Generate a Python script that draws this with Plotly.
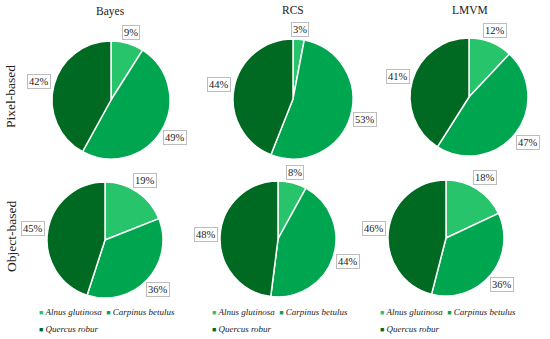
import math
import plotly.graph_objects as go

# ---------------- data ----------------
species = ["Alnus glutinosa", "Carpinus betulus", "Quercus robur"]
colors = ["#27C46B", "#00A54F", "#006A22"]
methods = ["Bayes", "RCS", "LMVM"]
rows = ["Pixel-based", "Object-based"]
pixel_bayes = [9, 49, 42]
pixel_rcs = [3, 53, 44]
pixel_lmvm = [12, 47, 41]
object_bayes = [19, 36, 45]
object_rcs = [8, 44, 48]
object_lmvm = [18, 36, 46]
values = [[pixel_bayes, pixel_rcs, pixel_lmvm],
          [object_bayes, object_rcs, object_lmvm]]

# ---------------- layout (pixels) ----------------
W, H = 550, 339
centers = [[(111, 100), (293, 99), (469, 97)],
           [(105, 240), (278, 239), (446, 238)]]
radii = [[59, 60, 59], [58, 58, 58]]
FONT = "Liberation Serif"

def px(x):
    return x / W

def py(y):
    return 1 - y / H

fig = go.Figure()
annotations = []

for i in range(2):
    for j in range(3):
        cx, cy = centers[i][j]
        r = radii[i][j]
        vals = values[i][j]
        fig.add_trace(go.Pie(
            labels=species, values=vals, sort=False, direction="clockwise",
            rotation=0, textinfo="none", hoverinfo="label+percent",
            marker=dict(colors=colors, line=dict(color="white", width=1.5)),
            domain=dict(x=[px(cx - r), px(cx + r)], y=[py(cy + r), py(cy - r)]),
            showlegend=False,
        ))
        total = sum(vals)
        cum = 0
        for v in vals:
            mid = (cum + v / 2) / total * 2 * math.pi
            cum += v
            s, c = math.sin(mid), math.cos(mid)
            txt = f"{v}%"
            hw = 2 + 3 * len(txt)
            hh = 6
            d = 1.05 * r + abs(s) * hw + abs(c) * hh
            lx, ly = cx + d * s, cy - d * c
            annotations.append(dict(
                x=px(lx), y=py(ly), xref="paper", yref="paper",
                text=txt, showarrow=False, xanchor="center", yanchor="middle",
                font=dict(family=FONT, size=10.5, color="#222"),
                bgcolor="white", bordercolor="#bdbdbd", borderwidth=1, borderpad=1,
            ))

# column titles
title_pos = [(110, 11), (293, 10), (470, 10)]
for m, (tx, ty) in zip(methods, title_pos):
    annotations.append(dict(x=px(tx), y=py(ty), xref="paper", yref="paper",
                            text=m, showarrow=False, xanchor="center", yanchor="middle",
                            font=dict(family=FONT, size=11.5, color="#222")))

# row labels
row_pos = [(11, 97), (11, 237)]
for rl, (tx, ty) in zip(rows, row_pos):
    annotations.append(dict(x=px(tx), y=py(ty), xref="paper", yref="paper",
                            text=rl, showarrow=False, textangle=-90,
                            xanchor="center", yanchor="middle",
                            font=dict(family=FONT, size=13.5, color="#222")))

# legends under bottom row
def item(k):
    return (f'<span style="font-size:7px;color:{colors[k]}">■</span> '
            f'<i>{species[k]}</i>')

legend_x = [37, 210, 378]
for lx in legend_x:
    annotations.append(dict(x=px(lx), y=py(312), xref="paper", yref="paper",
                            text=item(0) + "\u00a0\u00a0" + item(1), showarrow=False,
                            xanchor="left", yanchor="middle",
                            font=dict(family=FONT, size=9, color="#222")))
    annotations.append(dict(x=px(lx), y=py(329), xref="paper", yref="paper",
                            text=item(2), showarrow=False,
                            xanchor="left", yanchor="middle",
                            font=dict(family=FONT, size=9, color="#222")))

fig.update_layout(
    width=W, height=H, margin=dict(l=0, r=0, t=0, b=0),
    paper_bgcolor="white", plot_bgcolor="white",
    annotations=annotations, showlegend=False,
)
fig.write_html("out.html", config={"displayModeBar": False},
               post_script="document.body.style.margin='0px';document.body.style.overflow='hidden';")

_Task prompt_
Repeat the lines of the listing above verbatim, beginning at its first line and ending at the line containing "[object_bayes, object_rcs, object_lmvm]]", which is included. Omit pictures.

_Result for this exercise_
Generate a Python script that draws this with Plotly.
import math
import plotly.graph_objects as go

# ---------------- data ----------------
species = ["Alnus glutinosa", "Carpinus betulus", "Quercus robur"]
colors = ["#27C46B", "#00A54F", "#006A22"]
methods = ["Bayes", "RCS", "LMVM"]
rows = ["Pixel-based", "Object-based"]
pixel_bayes = [9, 49, 42]
pixel_rcs = [3, 53, 44]
pixel_lmvm = [12, 47, 41]
object_bayes = [19, 36, 45]
object_rcs = [8, 44, 48]
object_lmvm = [18, 36, 46]
values = [[pixel_bayes, pixel_rcs, pixel_lmvm],
          [object_bayes, object_rcs, object_lmvm]]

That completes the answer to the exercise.